It’s that time of year again, when local governments across B.C. grit their teeth and post their annual statements of financial information for all and sundry. Depending upon your perspective, they’re either a veritable treasure trove of news stories or a minefield of PR disasters waiting to happen.
While many news reports will focus on municipal salaries, as they say about most things in life: “it’s all in the fine print.” And in financial statements much of that fine print is found in the notes and schedules.
It’s where ratepayers will learn that a funding deficit of $1.37 billion emerged in B.C.’s Municipal Pension Plan at the end of 2012.
In a message to municipal employees, the chair of the trustees preferred to write that the plan was “96.5 per cent funded.” No need to cast a pall over summer with words like debt, underfunded, liability or deficit.
So it was undoubtedly with the purest of actuarial intentions, that the copy provided to local governments for use in their 2013 financial reports referred to it as a “$1,370 million funding deficit.” However, even that wording seems to have led to some confusion.
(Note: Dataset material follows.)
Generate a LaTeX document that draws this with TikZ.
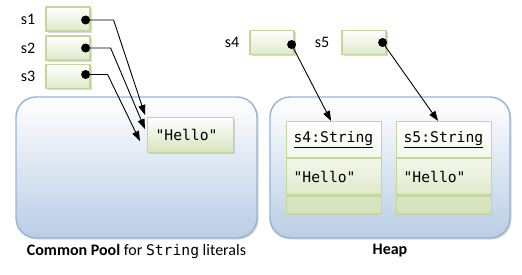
\documentclass[tikz,border=0pt]{standalone}
\usepackage{fontspec}
\setmainfont{Carlito}
\setmonofont{DejaVu Sans Mono}
\usetikzlibrary{arrows.meta, positioning, shadows, calc}
\definecolor{poolBlue}{HTML}{95B3D7}
\definecolor{poolFill}{HTML}{B9CDE5}
\definecolor{refGreen}{HTML}{C3D69B}
\definecolor{refFill}{HTML}{D7E4BD}
\newcommand{\codetext}[1]{{\fontsize{14.7}{17}\selectfont\ttfamily #1}}

\begin{document}
\begin{tikzpicture}[
    x=1pt, y=-1pt,
    every node/.style={font=\fontsize{16}{19}\selectfont},
    softshadow/.style={drop shadow={shadow xshift=1.5pt, shadow yshift=-1.5pt, opacity=0.3, fill=black!50}},
    area/.style={draw=poolBlue, line width=1.4pt, rounded corners=20pt,
      top color=white, bottom color=poolFill, softshadow, inner sep=0pt},
    refbox/.style={draw=refGreen, line width=1.2pt, top color=white, bottom color=refFill!80,
      minimum width=44pt, minimum height=24pt, inner sep=0pt, softshadow},
    valbox/.style={draw=refGreen, line width=1.2pt, top color=white, bottom color=refFill,
      text width=70pt, inner xsep=8pt, minimum height=35pt, align=left, softshadow},
    objpart/.style={draw=refGreen, line width=1.2pt, text width=81pt, inner xsep=7pt,
      inner ysep=0pt, align=left},
    dot/.style={circle, fill=black, inner sep=0pt, minimum size=9pt},
    link/.style={line width=0.9pt, -{Triangle[length=10pt, width=7pt]}}
  ]
  \useasboundingbox (0,0) rectangle (522,274);

  % ── Common pool (left) ──────────────────────────────────────────────────
  \node[area, minimum width=241pt, minimum height=141pt] (pool) at (136.5,167.5) {};
  \node[below=2pt of pool] (poollabel)
    {\textbf{Common Pool} for \codetext{String} literals};

  \node[valbox, anchor=north west] (hello) at (147,117) {\codetext{"Hello"}};

  % References s1, s2, s3
  \node[refbox] (s1box) at (68,19) {};
  \node[refbox] (s2box) at (68,48) {};
  \node[refbox] (s3box) at (68,76.5) {};
  \node[left=10pt of s1box, inner sep=0pt] (s1lbl) {s1};
  \node[left=10pt of s2box, inner sep=0pt] (s2lbl) {s2};
  \node[left=10pt of s3box, inner sep=0pt] (s3lbl) {s3};
  \node[dot] (d1) at ($(s1box.east)+(-5,1)$) {};
  \node[dot] (d2) at ($(s2box.east)+(-5,0)$) {};
  \node[dot] (d3) at ($(s3box.east)+(-5,-2)$) {};

  \draw[link] (d1.center) -- ++(28,0) -- ($(hello.north west)+(-2,-2)$);
  \draw[link] (d2.center) -- ++(25,0) -- ($(hello.west)+(-2,-6)$);
  \draw[link] (d3.center) -- ++(22,0) -- ($(hello.west)+(-7,6)$);

  % ── Heap (right) ────────────────────────────────────────────────────────
  \node[area, minimum width=240pt, minimum height=141pt] (heap) at (390,167.5) {};
  \node[below=2pt of heap] (heaplabel) {\textbf{Heap}};

  % String objects: title, value, empty part
  \node[objpart, anchor=north west, minimum height=36pt, top color=white,
    bottom color=refFill!30] (o4top) at (286,121) {\codetext{\underline{s4:String}}};
  \node[objpart, below=0pt of o4top, minimum height=36pt, top color=refFill!30,
    bottom color=refFill!80] (o4val) {\codetext{"Hello"}};
  \node[objpart, below=0pt of o4val, minimum height=18pt, fill=refFill] (o4end) {};

  \node[objpart, anchor=north west, minimum height=36pt, top color=white,
    bottom color=refFill!30] (o5top) at (396,121) {\codetext{\underline{s5:String}}};
  \node[objpart, below=0pt of o5top, minimum height=36pt, top color=refFill!30,
    bottom color=refFill!80] (o5val) {\codetext{"Hello"}};
  \node[objpart, below=0pt of o5val, minimum height=18pt, fill=refFill] (o5end) {};

  % References s4, s5
  \node[refbox] (s4box) at (272,42.5) {};
  \node[refbox] (s5box) at (364,42.5) {};
  \node[left=10pt of s4box, inner sep=0pt] (s4lbl) {s4};
  \node[left=12pt of s5box, inner sep=0pt] (s5lbl) {s5};
  \node[dot] (d4) at ($(s4box.east)+(-3,2)$) {};
  \node[dot] (d5) at ($(s5box.east)+(-4,0)$) {};

  \draw[link] (d4.center) -- ($(o4top.north)+(-3,0)$);
  \draw[link] (d5.center) -- ($(o5top.north)+(-6,0)$);

\end{tikzpicture}
\end{document}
Abbotsford, Fort St. John and other municipalities simply copied and pasted the boilerplate paragraph into their financial notes. No harm, no foul. Vancouver, on the other hand, chose to simplify the text and in doing so reduced the deficit to all of $1.37 million.
But it’s definitely one thousand, three hundred and seventy million dollars or to be succinct $1.37 billion. It’s why contribution rates are going up next month with an increase that works out to an additional 1.4 per cent of salary, split between local governments and municipal employees.
Another schedule to the financial statements provides ratepayers a chance to catch a glimpse of the state of labour relations at city hall.
In Abbotsford, there were six severance agreements reached with non-unionized employees in 2013. Each received between two to 12 months of compensation.
Vancouver had six settlements as well, with between two to 13 months provided in each. West Vancouver kept it at two, but they were pricey – 19 months of compensation in one and 21 months in the other.
And thanks to a freedom of information request filed by the Nanaimo Daily News, ratepayers in that city can put a dollar figure on severance agreements for three former city administrators. They walked away with $648,000.
Then there’s the schedule of payments to suppliers for goods and services over $25,000.
Proof positive that everything isn’t always what it seems: that $62,417 West Vancouver spent at Mercedes-Benz wasn’t to buy a new car for the mayor or a parting gift for the former chief administrative officer, but rather – as would befit the tony suburb – the municipality has some Mercedes-Benz trucks in its civic fleet.
They did, however, spend $26,838 with House Wine. And that would not be a plonk, but a wine consulting firm. The bill hopefully included a few bottles.
While overall expenditure comparisons between cities aren’t entirely fair, since no two are a carbon copy of the other, the financial statements do provide some interesting observations.
On a per capita basis, local government expenditures came in at $3,002 in West Vancouver, $2,497 in Fort St. John, $2,167 in Vancouver, $1,898 in Rossland and $1,561 in Abbotsford.
Abbotsford shouldn’t gloat too much. Council there still has to deal with the fallout from that city’s ill-fated foray into the world of semi-professional hockey.
The American Hockey League’s Abbotsford Heat didn’t generate much of it in the Fraser Valley and local ratepayers are now on the hook for losses of $12.7 million. As Mayor Bruce Banman stated “We will not be subsidizing private industry again.” No kidding.
To put these per capita numbers in some perspective, in the 2012 Kitchen/Slack: Report for BC Expert Panel on Business Tax Competitiveness, per capita expenditures in B.C. were pegged at $1,591.
Now here’s an idea local councils could consider: create an open data system to consolidate all of the annual statements from across B.C. You might also consider moving up the deadline for posting the reports by a month or two.